The first was during a homily—I don’t remember the context—in which the priest used the phrase, “abandoned by God.” I know there has been some argument about the words in our Creed: “He descended into hell.” Some people say that “hell” really only means “scheol” (sp?), the word for “the land of the dead” in Hebrew; they say “descended to the dead” instead. Others say no, it means hell as we understand hell. I don’t know who’s right. But when the priest said the phrase, I remembered the words Christ uttered from the Cross: “My God, my God, why have you abandoned me?” about which a lot of other argument goes on among theologians (How can God abandon God, etc.). But I think I remembered those words from the Cross because of the recent discussion of evil as the absence of God, of reason, of order. It made me more acutely aware of Christ’s suffering than I’ve ever been before: He bore our sins, our evil deeds, the evil within us all. Yes—I think he “descended into hell,” into the absence of God. And he asks WHY? He asks a reason—there is none—and that is hell, which he endured in our place. I don’t think I will ever recite the Creed again in quite the same way.

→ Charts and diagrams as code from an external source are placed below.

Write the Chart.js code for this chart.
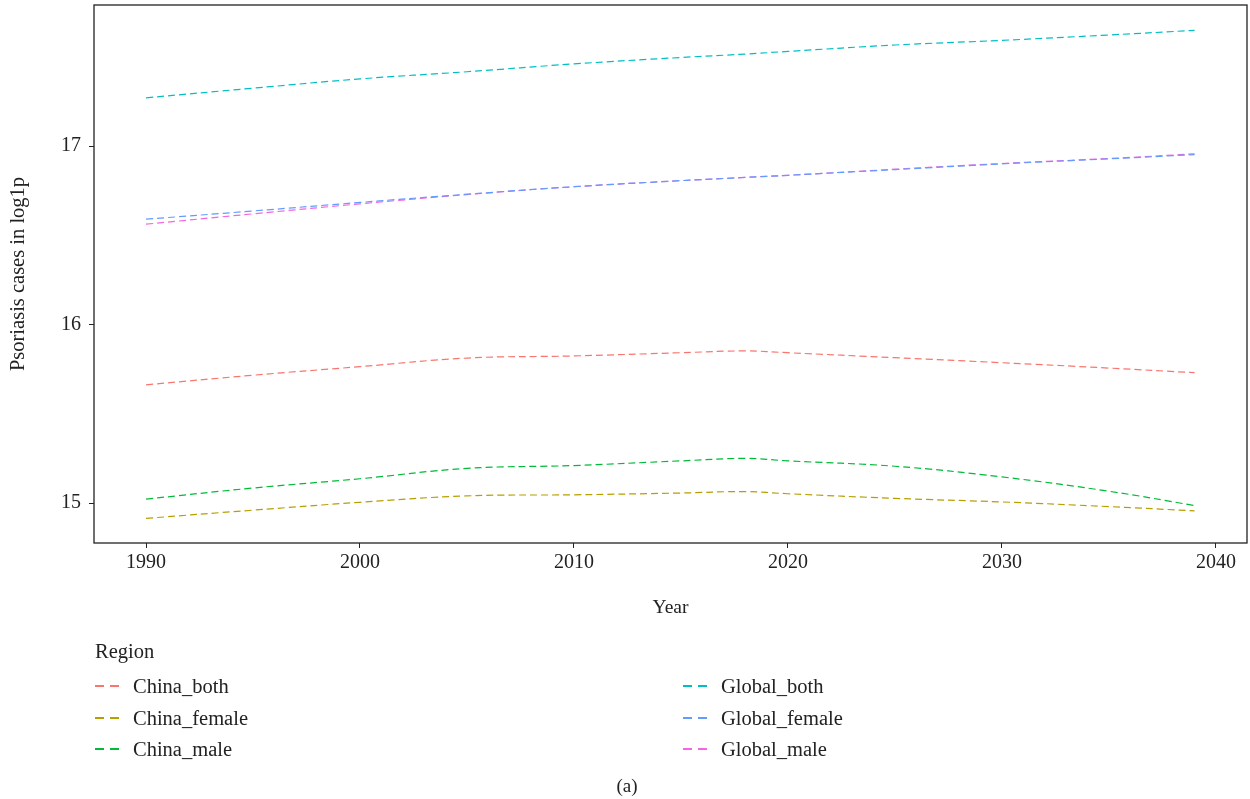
<!DOCTYPE html>
<html lang="en">
<head>
  <meta charset="UTF-8" />
  <title>Psoriasis cases in log1p</title>
  <script src="https://cdn.jsdelivr.net/npm/chart.js"></script>
  <style>
    html, body { margin: 0; padding: 0; background: #fff; }
    body { width: 1250px; height: 799px; position: relative; overflow: hidden;
           font-family: 'Liberation Serif', 'DejaVu Serif', serif; color: #222; }
    #wrap { position: absolute; left: 0; top: 0; width: 1250px; height: 799px; }
    #legendTitle { position: absolute; left: 95px; top: 640px; font-size: 20.5px; }
    .item { position: absolute; font-size: 20.5px; line-height: 24px; height: 24px; white-space: nowrap; }
    .key { display: inline-block; width: 24px; height: 2px; vertical-align: middle;
           margin-right: 14px; position: relative; top: -2px; }
    #caption { position: absolute; left: 0; width: 1254px; text-align: center; top: 775px; font-size: 19px; }
  </style>
</head>
<body>
  <div id="wrap"><canvas id="chart" width="1250" height="799"></canvas></div>
  <div id="legendTitle">Region</div>
  <div id="legend"></div>
  <div id="caption">(a)</div>
  <script>
    const years = [1990, 1995, 2000, 2005, 2010, 2015, 2018, 2020, 2025, 2030, 2035, 2039];
    const chinaBoth   = [15.662, 15.716, 15.764, 15.812, 15.824, 15.842, 15.852, 15.842, 15.814, 15.786, 15.756, 15.730];
    const chinaFemale = [14.914, 14.960, 15.004, 15.040, 15.046, 15.056, 15.064, 15.052, 15.026, 15.006, 14.980, 14.956];
    const chinaMale   = [15.022, 15.084, 15.136, 15.194, 15.210, 15.236, 15.250, 15.236, 15.206, 15.146, 15.066, 14.986];
    const globalBoth   = [17.270, 17.324, 17.376, 17.416, 17.460, 17.496, 17.515, 17.530, 17.566, 17.592, 17.622, 17.648];
    const globalFemale = [16.590, 16.636, 16.684, 16.730, 16.772, 16.806, 16.824, 16.836, 16.868, 16.900, 16.928, 16.952];
    const globalMale   = [16.562, 16.620, 16.676, 16.728, 16.772, 16.806, 16.824, 16.836, 16.870, 16.902, 16.930, 16.956];
    const regions = ['China_both', 'China_female', 'China_male', 'Global_both', 'Global_female', 'Global_male'];
    const colors = ['#F8766D', '#B79F00', '#00BA38', '#00BFC4', '#619CFF', '#F564E3'];
    const xTicks = [1990, 2000, 2010, 2020, 2030, 2040];
    const yTicks = [15, 16, 17];

    const series = [chinaBoth, chinaFemale, chinaMale, globalBoth, globalFemale, globalMale];
    const datasets = series.map((vals, i) => ({
      label: regions[i],
      data: vals.map((v, j) => ({ x: years[j], y: v })),
      borderColor: colors[i],
      borderWidth: 1.2,
      borderDash: [7, 4],
      pointRadius: 0,
      tension: 0.4,
      fill: false
    }));

    const frame = {
      id: 'frame',
      afterDraw(chart) {
        const a = chart.chartArea, c = chart.ctx;
        c.save();
        c.strokeStyle = '#222';
        c.lineWidth = 1.3;
        c.strokeRect(a.left, a.top, a.right - a.left, a.bottom - a.top);
        c.restore();
      }
    };

    const family = "'Liberation Serif', 'DejaVu Serif', serif";

    new Chart(document.getElementById('chart'), {
      type: 'line',
      data: { datasets },
      plugins: [frame],
      options: {
        responsive: false,
        animation: false,
        layout: { autoPadding: false, padding: { top: 5, right: 3, left: 0, bottom: 179 } },
        plugins: { legend: { display: false }, tooltip: { enabled: false } },
        scales: {
          x: {
            type: 'linear',
            min: 1987.57,
            max: 2041.45,
            afterBuildTicks: s => { s.ticks = xTicks.map(v => ({ value: v })); },
            afterFit: s => { s.height = 77; s.paddingLeft = 0; s.paddingRight = 0; },
            grid: { drawOnChartArea: false, drawTicks: true, tickLength: 5, color: '#222' },
            border: { display: false },
            ticks: { color: '#222', font: { family, size: 20 }, padding: 3, maxRotation: 0, callback: v => String(v) },
            title: { display: true, text: 'Year', color: '#222', font: { family, size: 19.5 }, padding: 0 }
          },
          y: {
            type: 'linear',
            min: 14.776,
            max: 17.79,
            afterBuildTicks: s => { s.ticks = yTicks.map(v => ({ value: v })); },
            afterFit: s => { s.width = 94; s.paddingTop = 0; s.paddingBottom = 0; },
            grid: { drawOnChartArea: false, drawTicks: true, tickLength: 5, color: '#222' },
            border: { display: false },
            ticks: { color: '#222', font: { family, size: 20 }, padding: 8, callback: v => String(v) },
            title: { display: true, text: 'Psoriasis cases in log1p', color: '#222', font: { family, size: 20.5 }, padding: { top: 6, bottom: 0 } }
          }
        }
      }
    });

    const legend = document.getElementById('legend');
    regions.forEach((name, i) => {
      const col = Math.floor(i / 3), row = i % 3;
      const el = document.createElement('div');
      el.className = 'item';
      el.style.left = (col === 0 ? 95 : 683) + 'px';
      el.style.top = (674 + row * 31.5) + 'px';
      const c = colors[i];
      el.innerHTML = '<span class="key" style="background: linear-gradient(to right, ' + c + ' 0 9px, transparent 9px 15px, ' + c + ' 15px 24px)"></span>' + name;
      legend.appendChild(el);
    });
  </script>
</body>
</html>
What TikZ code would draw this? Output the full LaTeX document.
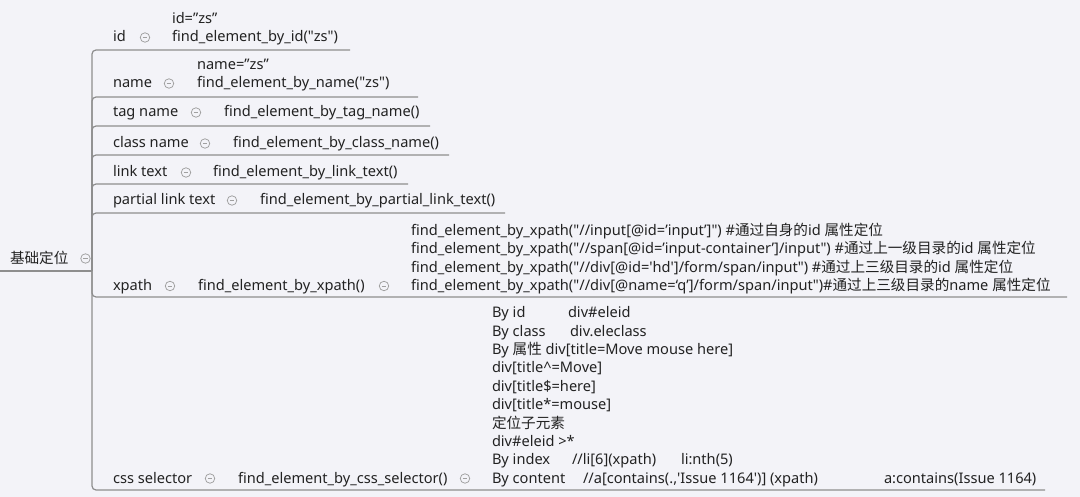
\documentclass[tikz,border=0pt]{standalone}
\usepackage{fontspec}
\setmainfont{Noto Sans}[Ligatures={TeX,NoCommon}]
\newfontfamily\zhfont{Noto Sans CJK SC}
\newcommand{\zh}[1]{{\zhfont #1}}
\newcommand{\dq}{\textquotedbl}
\definecolor{bgc}{HTML}{F3F3F8}
\definecolor{lnc}{HTML}{8E8E8E}
\definecolor{txc}{HTML}{222222}
\definecolor{cgc}{HTML}{A0A0A0}
\begin{document}
\begin{tikzpicture}[x=1pt,y=-1pt,
  txt/.style={anchor=base west, inner sep=0pt, outer sep=0pt, text=txc, font=\fontsize{14.6}{18}\selectfont},
  conn/.style={draw=lnc, line width=1.2pt, rounded corners=4pt},
  fold/.style={circle, draw=cgc, line width=0.75pt, minimum size=9.5pt, inner sep=0pt,
    path picture={\draw[cgc, line width=0.75pt] ([xshift=-2.4pt]path picture bounding box.center) -- ([xshift=2.4pt]path picture bounding box.center);}},
]
\useasboundingbox (0,0) rectangle (1080,497);
\fill[bgc] (0,0) rectangle (1080,497);

% root
\node[txt] (root) at (10,264) {\zh{基础定位}};
\node[fold] (rootf) at (85.5,258.5) {};
\coordinate (R0) at (0,271);
\coordinate (J) at (92,271);

% branch end coordinates
\coordinate (idE) at (350,50);
\coordinate (nameE) at (418,97);
\coordinate (tagE) at (430,126);
\coordinate (classE) at (449,155);
\coordinate (linkE) at (408,184);
\coordinate (partE) at (505,213);
\coordinate (xpathE) at (1067,297);
\coordinate (cssE) at (1045,490);

\draw[conn] (R0) -- (J);
\foreach \e in {idE,nameE,tagE,classE,linkE,partE,xpathE,cssE}
  \draw[conn] (J) |- (\e);

% id
\node[txt] (id) at (113,42) {id};
\node[fold] (idf) at (145,37.5) {};
\node[txt] (idv) at (172,23.7) {id=”zs”};
\node[txt] (idm) at (172,42) {find\_element\_by\_id(\dq zs\dq)};

% name
\node[txt] (name) at (113,88) {name};
\node[fold] (namef) at (169,83.5) {};
\node[txt] (namev) at (197,69.7) {name=”zs”};
\node[txt] (namem) at (197,88) {find\_element\_by\_name(\dq zs\dq)};

% tag name
\node[txt] (tag) at (113,117) {tag name};
\node[fold] (tagf) at (196,112.5) {};
\node[txt] (tagm) at (224,117) {find\_element\_by\_tag\_name()};

% class name
\node[txt] (class) at (113,148) {class name};
\node[fold] (classf) at (205,143.5) {};
\node[txt] (classm) at (233,148) {find\_element\_by\_class\_name()};

% link text
\node[txt] (link) at (113,177) {link text};
\node[fold] (linkf) at (186,172.5) {};
\node[txt] (linkm) at (213,177) {find\_element\_by\_link\_text()};

% partial link text
\node[txt] (part) at (113,205) {partial link text};
\node[fold] (partf) at (232,200.5) {};
\node[txt] (partm) at (260,205) {find\_element\_by\_partial\_link\_text()};

% xpath
\node[txt] (xpath) at (113,290.5) {xpath};
\node[fold] (xpathf) at (170,286) {};
\node[txt] (xpathm) at (198,290.5) {find\_element\_by\_xpath()};
\node[fold] (xpathmf) at (384,286) {};
\node[txt] (x1) at (411,235.5) {find\_element\_by\_xpath(\dq//input[@id=’input’]\dq) \#\zh{通过自身的}id \zh{属性定位}};
\node[txt] (x2) at (411,253.8) {find\_element\_by\_xpath(\dq//span[@id=’input-container’]/input\dq) \#\zh{通过上一级目录的}id \zh{属性定位}};
\node[txt] (x3) at (411,272.2) {find\_element\_by\_xpath(\dq//div[@id=\textquotesingle hd\textquotesingle]/form/span/input\dq) \#\zh{通过上三级目录的}id \zh{属性定位}};
\node[txt] (x4) at (411,290.5) {find\_element\_by\_xpath(\dq//div[@name=‘q’]/form/span/input\dq)\#\zh{通过上三级目录的}name \zh{属性定位}};

% css selector
\node[txt] (css) at (113,483) {css selector};
\node[fold] (cssf) at (210,478.5) {};
\node[txt] (cssm) at (238,483) {find\_element\_by\_css\_selector()};
\node[fold] (cssmf) at (465,478.5) {};
\node[txt] (c1a) at (492,318) {By id};
\node[txt] (c1b) at (568,318) {div\#eleid};
\node[txt] (c2a) at (492,336.3) {By class};
\node[txt] (c2b) at (570,336.3) {div.eleclass};
\node[txt] (c3) at (492,354.7) {By \zh{属性} div[title=Move mouse here]};
\node[txt] (c4) at (492,373) {div[title\textasciicircum=Move]};
\node[txt] (c5) at (492,391.3) {div[title\$=here]};
\node[txt] (c6) at (492,409.7) {div[title*=mouse]};
\node[txt] (c7) at (492,428) {\zh{定位子元素}};
\node[txt] (c8) at (492,446.3) {div\#eleid >*};
\node[txt] (c9a) at (492,464.7) {By index};
\node[txt] (c9b) at (572,464.7) {//li[6](xpath)};
\node[txt] (c9c) at (681,464.7) {li:nth(5)};
\node[txt] (c10a) at (492,483) {By content};
\node[txt] (c10b) at (583,483) {//a[contains(.,\textquotesingle Issue 1164\textquotesingle)] (xpath)};
\node[txt] (c10c) at (884,483) {a:contains(Issue 1164)};
\end{tikzpicture}
\end{document}
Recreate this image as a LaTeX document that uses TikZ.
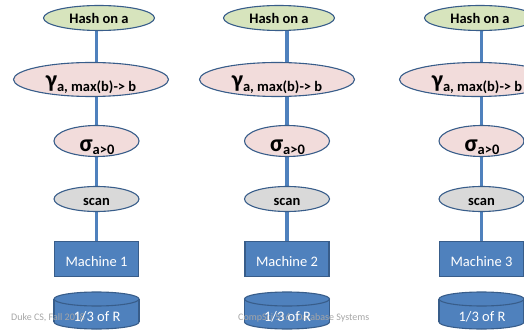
\documentclass[tikz,border=0pt]{standalone}
\usepackage{fontspec}
\setmainfont{Carlito}
\usetikzlibrary{shapes.geometric,backgrounds}

\definecolor{spine}{HTML}{4F81BD}
\definecolor{edge}{HTML}{385D8A}
\definecolor{hashfill}{HTML}{D7E4BD}
\definecolor{opfill}{HTML}{F2DCDB}
\definecolor{scanfill}{HTML}{D9D9D9}
\definecolor{boxfill}{HTML}{4F81BD}
\definecolor{footgray}{HTML}{A6A6A6}

\tikzset{
  op/.style={ellipse, draw=edge, line width=1.1pt, inner sep=0pt},
  hashop/.style={op, fill=hashfill, minimum width=111pt, minimum height=25pt},
  aggop/.style={op, fill=opfill, minimum width=155pt, minimum height=34pt},
  selop/.style={op, fill=opfill, minimum width=85pt, minimum height=31pt},
  scanop/.style={op, fill=scanfill, minimum width=85pt, minimum height=25pt},
  machine/.style={rectangle, draw=edge, fill=boxfill, line width=1.1pt,
    minimum width=84pt, minimum height=35pt, inner sep=0pt},
  lbl/.style={anchor=base, inner sep=0pt, font=\fontsize{14.5}{16}\selectfont\bfseries},
  wlbl/.style={anchor=base, inner sep=0pt, text=white, font=\fontsize{14.5}{16}\selectfont},
  foot/.style={anchor=base west, inner sep=0pt, text=footgray, font=\fontsize{10}{11}\selectfont},
  spineline/.style={draw=spine, line width=3.2pt},
  disk/.style={draw=edge, fill=boxfill, line width=1.1pt},
}

\begin{document}
\begin{tikzpicture}[x=1pt,y=-1pt]
\useasboundingbox (0,0) rectangle (524,331);

% one operator pipeline per machine
\foreach \i/\hx/\gx/\cx in {1/99/91/96.5, 2/279/277/287, 3/480/477/481.5}{
  \node[hashop] (hash\i) at (\hx,18) {};
  \node[aggop]  (agg\i)  at (\gx,79.5) {};
  \node[selop]  (sel\i)  at (\cx,141) {};
  \node[scanop] (scan\i) at (\cx,199) {};
  \node[machine] (mach\i) at (\cx,259) {};

  \node[lbl] (hashtxt\i) at (\hx,24) {Hash on a};
  \node[lbl] (aggtxt\i) at (\gx,88)
    {{\fontsize{24}{24}\selectfont γ}\raisebox{-3.5pt}{a, max(b)-> b}};
  \node[lbl] (seltxt\i) at (\cx+0.5,152)
    {{\fontsize{24}{24}\selectfont σ}\raisebox{-3pt}{a>0}};
  \node[lbl] (scantxt\i) at (\cx,205) {scan};
  \node[wlbl] (machtxt\i) at (\cx,266) {Machine \i};

  % disk holding one partition of R
  \path[disk] (\cx,322) ellipse[x radius=42.5, y radius=7];
  \fill[boxfill] (\cx-42.5,299) rectangle (\cx+42.5,322);
  \draw[edge, line width=1.1pt] (\cx-42.5,299) -- (\cx-42.5,322)
                               (\cx+42.5,299) -- (\cx+42.5,322);
  \path[disk] (\cx,299) ellipse[x radius=42.5, y radius=7];
}

% vertical data-flow lines behind the operators
\begin{scope}[on background layer]
  \foreach \i in {1,2,3}
    \draw[spineline] (mach\i.north |- hash\i.south) -- (mach\i.north);
\end{scope}

% slide footer
\node[foot] (footl) at (11,320) {Duke CS, Fall 2018};
\node[foot] (footc) at (238,320) {CompSci 516: Database Systems};

% partition labels
\foreach \i/\cx in {1/96.5, 2/287, 3/481.5}
  \node[wlbl] (disktxt\i) at (\cx+0.5,321) {1/3 of R};
\end{tikzpicture}
\end{document}
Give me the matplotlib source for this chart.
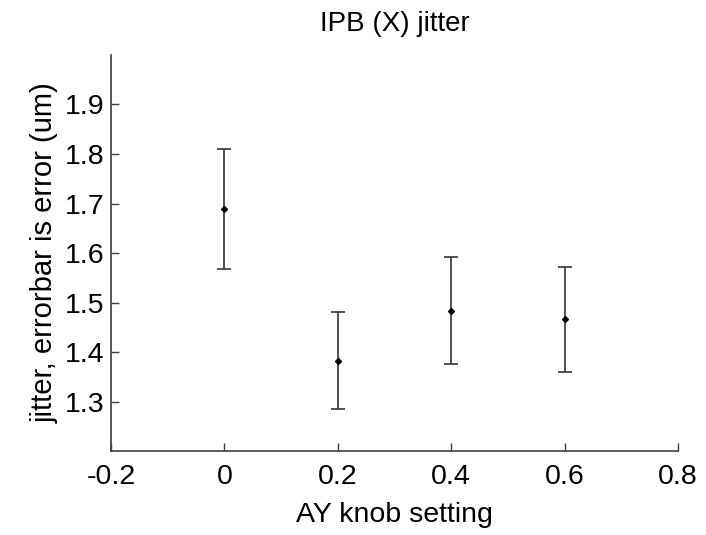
import matplotlib
matplotlib.use("Agg")
import matplotlib.pyplot as plt

knob = [0.0, 0.2, 0.4, 0.6]
jitter = [1.689, 1.382, 1.483, 1.466]
err = [0.121, 0.098, 0.108, 0.106]
xticks = [-0.2, 0, 0.2, 0.4, 0.6, 0.8]
xticklabels = ["-0.2", "0", "0.2", "0.4", "0.6", "0.8"]
yticks = [1.3, 1.4, 1.5, 1.6, 1.7, 1.8, 1.9]
yticklabels = ["1.3", "1.4", "1.5", "1.6", "1.7", "1.8", "1.9"]

plt.rcParams['font.family'] = ['Liberation Sans', 'DejaVu Sans']

fig = plt.figure(figsize=(7.06, 5.35), dpi=100)
ax = fig.add_axes([0.1572, 0.157, 0.8031, 0.7402])

ax.errorbar(knob, jitter, yerr=err, fmt='D', color='#333333', ecolor='#333333',
            markerfacecolor='black', markeredgecolor='black', markersize=3,
            elinewidth=1.2, capsize=5, capthick=1.2)

ax.set_xlim(-0.2, 0.8)
ax.set_ylim(1.2, 2.0)
ax.set_xticks(xticks)
ax.set_xticklabels(xticklabels)
ax.set_yticks(yticks)
ax.set_yticklabels(yticklabels)

for s in ['top', 'right']:
    ax.spines[s].set_visible(False)
for s in ['left', 'bottom']:
    ax.spines[s].set_color('#404040')
    ax.spines[s].set_linewidth(1.2)

ax.tick_params(direction='in', length=6, width=1, colors='#404040',
               labelcolor='black', labelsize=20.5)
ax.tick_params(axis='x', pad=9)
ax.tick_params(axis='y', pad=5)

ax.set_title("IPB (X) jitter", fontsize=20, pad=17)
ax.set_xlabel("AY knob setting", fontsize=20.5, labelpad=9)
ax.set_ylabel("jitter, errorbar is error (um)", fontsize=21, labelpad=4)

fig.savefig("out.png", dpi=100, facecolor='white')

The second thing that happened is less theological. On EWTN’s program, Apostolate for the Family, Cardinal Arinze made a reference to the sale of children for purposes of abuse. That horror was the impetus for my friend John’s demand for a reason for evil (which, as we’ve established, is oxymoronic, since evil is the absence of reason). Cardinal Arinze followed up with, “Christians must involve themselves in such injustices.” At first, I heaved a sigh. I’m no activist. I’ve tried—but it’s like a fish trying to fly. Yet we are all, as members of the Body of Christ, to “involve” ourselves—because as the Body of Christ, we are to bring God to the places where He is not. That’s our job. We can’t descend into hell as Christ did (and as the Christ-figure Frodo did), but knowing that darkness can’t occupy totally any place where even the tiniest light arrives, we should “go there.” I could, I realized, go there in the way my saintly Baptist mother did: via prayer. Once when she was visiting me in New Orleans, we passed a terrible accident. A man was being rushed into an ambulance on a gurney. My mother blurted out, “Lord! Please help that man!” I smiled at her and she said, somewhat defensively, “Well, I’m a prayer warrior. That’s what you do when you can’t fight evil any other way.” I never forgot that. And if we can’t be activists, we can, as Cardinal Arinze said, still “involve ourselves,” perhaps in some way other than John’s demand for a reason that evil exists. We aren’t supposed to justify it—so that we can “accept” it. What we wind up justifying then is our own non-involvement.
Anyway, that’s the two things that happened.